年末年始のトラブルで毎年のように経験するのは「お餅」によるものです。「お餅を食べたらかぶせものが取れた」「詰め物が取れた」といって受診されます。お餅は粘着性があるうえに、普段食べ慣れておらず、一年にお正月だけ食べる人も少なくないでしょう。そうした背景から、いつもの食事と同じような感覚でお餅を食べて、かぶせものが取れてしまう人がいるのだと思います。奥歯の補綴物(ほてつぶつ)が取れることがほとんどなので、取れた後は「おせちが食べにくくて困った」などとおっしゃいます。
何かをかんだ拍子に、「歯が折れた、欠けた」「入れ歯の一部が欠けた」などの患者さんも。「歯が急に痛み出した」という人も多いですね。
「痛み」の原因として多いのは、やはりむし歯と歯周病です。むし歯は神経(歯髄)まで達すると、熱いものや冷たいものを食べたときに痛みが出るようになります。ただ、むし歯の穴が小さくても、奥に大きな穴が広がっていることもあるので、鏡で口の中を見ただけでは、痛くなりそうなむし歯かそうでないかは、わかりません。歯に物がつまりやすくなったり、歯にしみてきたりしたら要注意です。
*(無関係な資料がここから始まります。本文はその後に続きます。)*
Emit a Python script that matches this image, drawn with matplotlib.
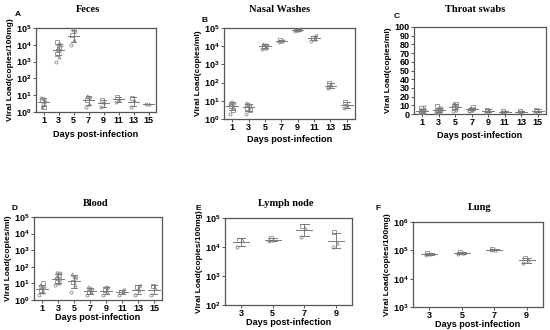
import numpy as np
import matplotlib
matplotlib.use("Agg")
import matplotlib.pyplot as plt

plt.rcParams['font.family'] = ['Liberation Sans', 'DejaVu Sans']
plt.rcParams['mathtext.fontset'] = 'custom'
plt.rcParams['mathtext.rm'] = 'Liberation Sans:bold'
plt.rcParams['mathtext.bf'] = 'Liberation Sans:bold'

# ---------------- data ----------------
days8 = [1, 3, 5, 7, 9, 11, 13, 15]
days4 = [3, 5, 7, 9]

feces = [
    [7, 6, 5, 4, 3, 2, 2, 6],
    [1000, 2000, 3000, 4000, 5000, 6000, 7000, 8000, 10000, 12000, 15000],
    [10000, 20000, 40000, 60000, 80000],
    [2, 3, 5, 7, 8, 9],
    [2, 4, 5],
    [4, 6, 8],
    [2, 5, 7],
    [3, 3],
]
nasal = [
    [2, 4, 5, 7, 9, 8, 3, 6],
    [2, 3, 4, 5, 7, 8, 3, 6],
    [7000, 8000, 9000, 10000, 12000, 14000],
    [18000, 20000, 22000, 20000],
    [70000, 80000, 90000, 80000],
    [20000, 25000, 30000, 35000],
    [50, 70, 90],
    [4, 6, 9],
]
throat = [
    [0.5, 1, 2, 3, 3, 4, 4, 5, 5, 6, 7, 8, 2, 4],
    [1, 2, 3, 3, 4, 5, 5, 6, 7, 8, 9, 4],
    [4, 5, 7, 8, 9, 10, 11, 12],
    [4, 5, 5, 6, 6, 7, 8],
    [2, 4, 5],
    [2, 3, 3],
    [2, 3, 3],
    [2, 4, 5],
]
blood = [
    [2, 3, 4, 5, 6, 8, 10],
    [8, 10, 12, 15, 20, 25, 30, 40, 45],
    [3, 8, 12, 20, 25, 35],
    [2, 3, 3, 4, 5, 6],
    [2, 3, 4, 5, 6],
    [2, 3, 3, 4],
    [2, 4, 6, 7],
    [2, 5, 7],
]
lymph = [
    [10000, 17000, 18000],
    [16000, 18000, 20000],
    [23000, 45000, 55000],
    [10000, 14000, 32000],
]
lung = [
    [70000, 75000, 80000],
    [75000, 80000, 85000],
    [100000, 105000, 110000],
    [35000, 45000, 55000],
]

titles = ["Feces", "Nasal Washes", "Throat swabs", "Blood", "Lymph node", "Lung"]
letters = ["A", "B", "C", "D", "E", "F"]
ylabels = ["Viral Load(copies/100mg)", "Viral Load(copies/ml)", "Viral Load(copies/ml)",
           "Viral Load(copies/ml)", "Viral Load(copies/100mg)", "Viral Load(copies/100mg)"]

W, H = 550, 330
fig = plt.figure(figsize=(W / 100, H / 100), dpi=100)

def ax_px(l, r, t, b):
    return fig.add_axes([l / W, 1 - b / H, (r - l) / W, (b - t) / H])

GRAY = '#8a8a8a'
LINEC = '#7a7a7a'

def draw(ax, days, groups, log, xlim, ylim, yticks, width):
    markers = ['o', '^', 's', 'v']
    for d, g in zip(days, groups):
        g = np.asarray(g, dtype=float)
        n = len(g)
        offs = (((np.arange(n) * 0.618) % 1.0) - 0.5) * width * 0.9
        for i, (o, v) in enumerate(zip(offs, g)):
            ax.plot(d + o, v, linestyle='none', marker=markers[i % 4], ms=2.2,
                    mfc='none', mec=GRAY, mew=0.6, zorder=3)
        if log:
            lg = np.log10(g)
            m = 10 ** lg.mean()
            s = lg.std(ddof=1) if n > 1 else 0
            lo, hi = 10 ** (lg.mean() - s), 10 ** (lg.mean() + s)
        else:
            m = g.mean()
            s = g.std(ddof=1) if n > 1 else 0
            lo, hi = m - s, m + s
        ax.plot([d - width, d + width], [m, m], color=LINEC, lw=0.7, zorder=4)
        ax.plot([d, d], [lo, hi], color=LINEC, lw=0.7, zorder=4)
        for y in (lo, hi):
            ax.plot([d - width * 0.55, d + width * 0.55], [y, y], color=LINEC, lw=0.7, zorder=4)
    if log:
        ax.set_yscale('log')
        ax.yaxis.set_minor_locator(matplotlib.ticker.NullLocator())
        ax.set_yticks(yticks)
        ax.set_yticklabels([r'$\mathregular{10^{%d}}$' % int(round(np.log10(t))) for t in yticks])
    else:
        ax.set_yticks(yticks)
    ax.set_xlim(*xlim)
    ax.set_ylim(*ylim)
    ax.set_xticks(days)
    ax.set_xticklabels([str(d) for d in days])
    for sp in ax.spines.values():
        sp.set_color('#555555')
        sp.set_linewidth(0.9)
    ax.tick_params(axis='both', length=2, width=0.7, color='#555555', labelsize=6.5, pad=1.2)
    for lab in ax.get_xticklabels() + ax.get_yticklabels():
        lab.set_fontweight('bold')

boxes = [
    (36, 156, 28, 112),
    (224, 355, 28, 119),
    (414, 546, 27, 114),
    (34, 162, 217, 300),
    (225, 352, 218, 305),
    (413, 543, 222, 307),
]
axes = [ax_px(*b) for b in boxes]

draw(axes[0], days8, feces, True, (0, 16), (1, 1e5), [1, 10, 100, 1e3, 1e4, 1e5], 0.7)
draw(axes[1], days8, nasal, True, (0, 16), (1, 1e5), [1, 10, 100, 1e3, 1e4, 1e5], 0.7)
draw(axes[2], days8, throat, False, (0, 16), (0, 100), list(range(0, 101, 10)), 0.7)
draw(axes[3], days8, blood, True, (0, 16), (1, 1e5), [1, 10, 100, 1e3, 1e4, 1e5], 0.7)
draw(axes[4], days4, lymph, True, (2, 10), (1e2, 1e5), [1e2, 1e3, 1e4, 1e5], 0.5)
draw(axes[5], days4, lung, True, (2, 10), (1e3, 1e6), [1e3, 1e4, 1e5, 1e6], 0.5)

title_pos = [(88, 10), (280, 10), (475, 10), (96, 204), (286, 204), (480, 207)]
letter_pos = [(18, 15), (205, 20), (397, 17), (14, 208), (198, 208), (378, 208)]
xlabel_pads = [3, 2, 2.5, 0, 0, 0]

for ax, t, yl, (tx, ty), (lx, ly), L, xp in zip(axes, titles, ylabels, title_pos,
                                               letter_pos, letters, xlabel_pads):
    fig.text(tx / W, 1 - ty / H, t, family='Liberation Serif', fontweight='bold',
             fontsize=7.5, ha='center', va='center')
    fig.text(lx / W, 1 - ly / H, L, fontweight='bold', fontsize=6, ha='center', va='center')
    ax.set_ylabel(yl, fontsize=6, fontweight='bold', labelpad=1.5)
    ax.set_xlabel("Days post-infection", fontsize=6.6, fontweight='bold', labelpad=xp)

fig.savefig("out.png", dpi=100)
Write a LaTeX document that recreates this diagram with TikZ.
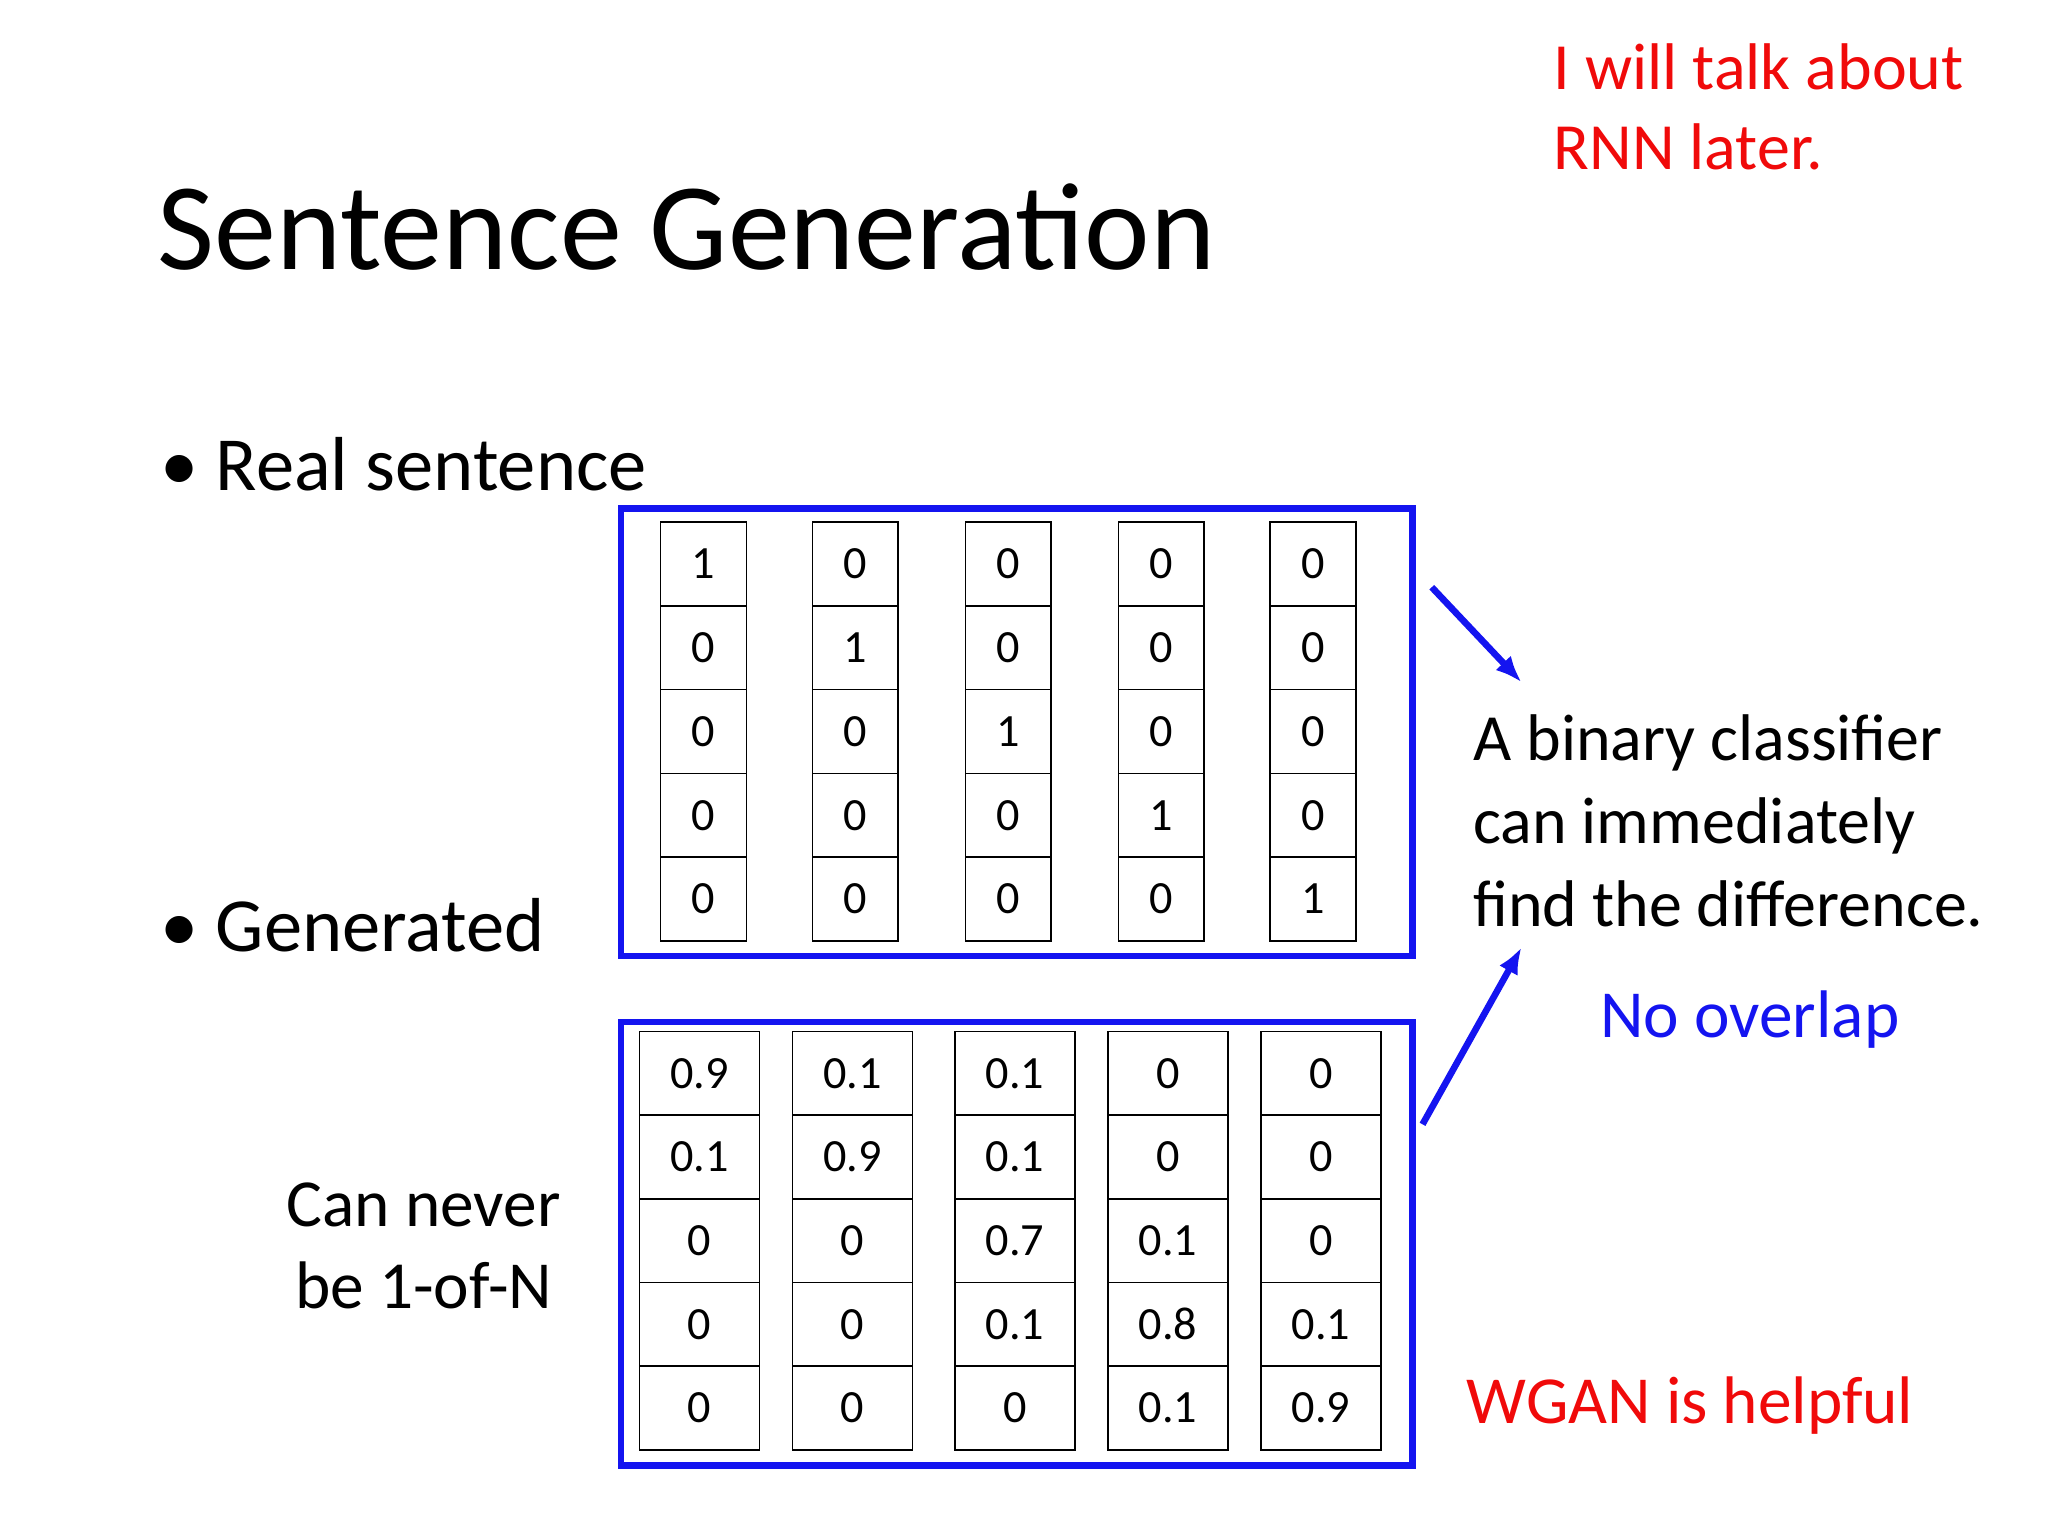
\documentclass[tikz,border=0pt]{standalone}
\usepackage{fontspec}
\setmainfont{Carlito}
\usetikzlibrary{arrows.meta}
\definecolor{pblue}{RGB}{20,20,240}
\definecolor{pred}{RGB}{240,10,10}
\begin{document}
\begin{tikzpicture}[x=1pt,y=-1pt,
  cell/.style={draw,line width=1.2pt,inner sep=0pt,anchor=north west,font=\fontsize{35}{38}\selectfont},
  bigbox/.style={draw=pblue,line width=5pt,inner sep=0pt,anchor=north west},
  arr/.style={draw=pblue,line width=5pt,-{Latex[length=20pt,width=16pt]}},
  body/.style={anchor=west,font=\fontsize{50}{63}\selectfont,align=left}]
\useasboundingbox (0,0) rectangle (1552,1164);
\node[anchor=west,font=\fontsize{94}{100}\selectfont] (title) at (116,172) {Sentence Generation};
\node[anchor=west,text=pred,font=\fontsize{50}{60}\selectfont,align=left] (rnn) at (1174,81) {I will talk about\\RNN later.};
\node[anchor=west,font=\fontsize{58}{64}\selectfont] (b1) at (118,352) {• Real sentence};
\node[anchor=west,font=\fontsize{58}{64}\selectfont] (b2) at (118,701) {• Generated};
\node[bigbox,minimum width=600pt,minimum height=339pt] (top) at (468,383) {};
\node[bigbox,minimum width=600pt,minimum height=336pt] (bot) at (468,772) {};
% top cells
\foreach \c/\x in {1/500,2/615,3/731,4/847,5/962}{
  \foreach \r in {1,...,5}{
    \pgfmathtruncatemacro{\v}{\r==\c ? 1 : 0}
    \node[cell,minimum width=65pt,minimum height=63.5pt] (t\c\r) at (\x,{395+(\r-1)*63.5}) {\v};
  }}
% bottom cells
\foreach \c/\x/\vals in {1/484/{0.9,0.1,0,0,0},2/600/{0.1,0.9,0,0,0},3/723/{0.1,0.1,0.7,0.1,0},4/839/{0,0,0.1,0.8,0.1},5/955/{0,0,0,0.1,0.9}}{
  \foreach \v [count=\r] in \vals{
    \node[cell,minimum width=91pt,minimum height=63.4pt] (g\c\r) at (\x,{781+(\r-1)*63.4}) {\v};
  }}
\node[body] (cls) at (1113,622) {A binary classifier\\can immediately\\find the difference.};
\coordinate (a1s) at (1085,445); \coordinate (a1e) at (1153,517);
\coordinate (a2s) at (1078,852); \coordinate (a2e) at (1153,718);
\draw[arr] (a1s) -- (a1e);
\draw[arr] (a2s) -- (a2e);
\node[text=pblue,font=\fontsize{51}{60}\selectfont] (nov) at (1326,773) {No overlap};
\node[anchor=west,text=pred,font=\fontsize{51}{60}\selectfont] (wgan) at (1108,1065) {WGAN is helpful};
\node[font=\fontsize{51}{62}\selectfont,align=center] (cn) at (321,944) {Can never\\be 1-of-N};
\end{tikzpicture}
\end{document}
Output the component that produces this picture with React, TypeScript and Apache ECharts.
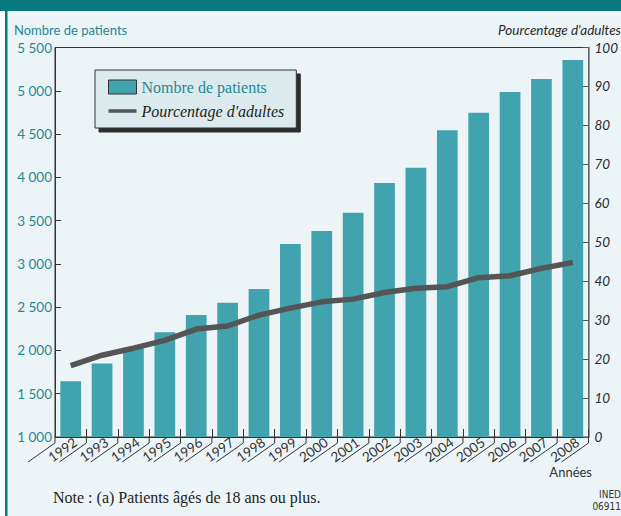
import React, { useEffect, useRef } from "react";
import * as echarts from "echarts";

const years = ["1992","1993","1994","1995","1996","1997","1998","1999","2000","2001","2002","2003","2004","2005","2006","2007","2008"];
const patients = [1645, 1850, 2030, 2210, 2410, 2550, 2710, 3230, 3380, 3590, 3935, 4110, 4545, 4745, 4985, 5135, 5355];
const adultPct = [18.3, 21, 22.8, 24.8, 27.7, 28.5, 31.3, 33.1, 34.7, 35.4, 37.1, 38.2, 38.6, 40.9, 41.4, 43.3, 44.8];
const leftTicks = { min: 1000, max: 5500, interval: 500 };
const rightTicks = { min: 0, max: 100, interval: 10 };

const TEAL = "#41A3AE";
const TEAL_TXT = "#1F8891";
const SANS = "Lato, 'Open Sans', sans-serif";
const SERIF = "'Liberation Serif', 'DejaVu Serif', serif";

const fmt = (v: number) => String(v).replace(/\B(?=(\d{3})+(?!\d))/g, " ");

export default function App() {
  const ref = useRef<HTMLDivElement>(null);
  useEffect(() => {
    if (!ref.current) return;
    const chart = echarts.init(ref.current, undefined, { renderer: "svg" });
    const option: any = {
      animation: false,
      backgroundColor: "#ECF4F7",
      graphic: [
        { type: "rect", z: -10, left: 0, top: 0, shape: { width: 5, height: 516 }, style: { fill: "#FFFFFF" } },
        { type: "rect", z: -10, left: 0, top: 0, shape: { width: 621, height: 11 }, style: { fill: "#077A81" } },
        { type: "rect", z: -10, left: 5, top: 11, shape: { width: 2.5, height: 505 }, style: { fill: "#077A81" } },
        { type: "text", left: 14, top: 23, style: { text: "Nombre de patients", fill: TEAL_TXT, font: `13px ${SANS}` } },
        { type: "text", right: 0, top: 23, style: { text: "Pourcentage d'adultes", fill: "#2A2A2A", font: `italic 13.5px ${SANS}` } },
        { type: "text", right: 29, top: 465, style: { text: "Années", fill: "#333", font: `13px ${SANS}` } },
        { type: "text", left: 53, top: 489, style: { text: "Note : (a) Patients âgés de 18 ans ou plus.", fill: "#222", font: `16px ${SERIF}` } },
        { type: "text", right: 0, top: 489, style: { text: "INED", fill: "#333", font: `10px 'DejaVu Sans Condensed', 'DejaVu Sans', sans-serif` } },
        { type: "text", right: 0, top: 501, style: { text: "06911", fill: "#333", font: `10px 'DejaVu Sans Condensed', 'DejaVu Sans', sans-serif` } },
      ],
      grid: {
        left: 55, right: 29, top: 47.5, bottom: 79,
        show: true, borderColor: "#333", borderWidth: 1, backgroundColor: "transparent",
      },
      legend: {
        orient: "vertical",
        left: 95, top: 70,
        itemWidth: 28, itemHeight: 14, itemGap: 8,
        padding: [9, 12, 9, 13],
        backgroundColor: "#DCEAEE",
        borderColor: "#333", borderWidth: 1,
        shadowColor: "rgba(20,20,20,0.9)", shadowBlur: 1, shadowOffsetX: 4, shadowOffsetY: 4,
        textStyle: { fontFamily: SERIF, fontSize: 16 },
        data: [
          { name: "Nombre de patients", icon: "rect", itemStyle: { color: TEAL, borderColor: "#333", borderWidth: 1 }, textStyle: { color: TEAL_TXT, fontFamily: SERIF, fontSize: 16 } },
          { name: "Pourcentage d'adultes", icon: "path://M0,0H32V4H0Z", itemStyle: { color: "#555" }, textStyle: { color: "#222", fontStyle: "italic", fontFamily: SERIF, fontSize: 16 } },
        ],
      },
      xAxis: {
        type: "category",
        data: years,
        axisLine: { lineStyle: { color: "#333", width: 1 } },
        axisTick: { show: true, inside: true, length: 8, lineStyle: { color: "#333" } },
        axisLabel: {
          rotate: 35, align: "center", verticalAlign: "middle", margin: 7,
          padding: [0, 20, 0, 0],
          color: "#333", fontFamily: SANS, fontSize: 13.5, interval: 0,
        },
      },
      yAxis: [
        {
          type: "value", ...leftTicks,
          splitLine: { show: false },
          axisLine: { show: true, lineStyle: { color: "#333" } },
          axisTick: { show: true, inside: true, length: 6, lineStyle: { color: "#333" } },
          axisLabel: { color: TEAL_TXT, fontFamily: SANS, fontSize: 13.5, margin: 3, formatter: fmt },
        },
        {
          type: "value", ...rightTicks,
          position: "right",
          splitLine: { show: false },
          axisLine: { show: true, lineStyle: { color: "#777", width: 1.5 } },
          axisTick: { show: true, inside: true, length: 6, lineStyle: { color: "#555" } },
          axisLabel: { color: "#2A2A2A", fontFamily: SANS, fontStyle: "italic", fontSize: 13.5, margin: 6 },
        },
      ],
      series: [
        {
          name: "Nombre de patients",
          type: "bar",
          data: patients,
          yAxisIndex: 0,
          barCategoryGap: "34%",
          itemStyle: { color: TEAL },
          z: 2,
        },
        {
          name: "Pourcentage d'adultes",
          type: "line",
          data: adultPct,
          yAxisIndex: 1,
          symbol: "none",
          itemStyle: { color: "#555" },
          lineStyle: { color: "#555", width: 5.5 },
          z: 3,
        },
        {
          name: "slants",
          type: "custom",
          yAxisIndex: 0,
          silent: true,
          clip: false,
          data: years.map((_, i) => [i, leftTicks.min]),
          encode: { x: 0, y: 1 },
          renderItem: (params: any, api: any) => {
            const i = api.value(0);
            const c = api.coord([i, api.value(1)]);
            const band = api.size([1, 0])[0];
            const xs = [c[0] + band / 2];
            if (i === 0) xs.push(c[0] - band / 2);
            const y0 = c[1];
            const children: any[] = [];
            xs.forEach((x) => {
              children.push({ type: "line", shape: { x1: x, y1: y0, x2: x, y2: y0 + 6 }, style: { stroke: "#333", lineWidth: 1 } });
              children.push({ type: "line", shape: { x1: x, y1: y0 + 6, x2: x - 27, y2: y0 + 25 }, style: { stroke: "#333", lineWidth: 1 } });
            });
            return { type: "group", children };
          },
          z: 4,
        },
      ],
    };
    chart.setOption(option);
    return () => chart.dispose();
  }, []);
  return <div ref={ref} style={{ position: "fixed", left: 0, top: 0, width: 621, height: 516 }} />;
}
歯周病が休みのときに悪化しやすいのは、からだが疲れていることがあると思います。歯周病は免疫とも深くかかわっており、仕事が忙しいときや、心理的ストレスがあると症状が出やすくなります。年末年始は仕事から解放される一方、レジャーや里帰りなどでいつもと違った忙しさがあります。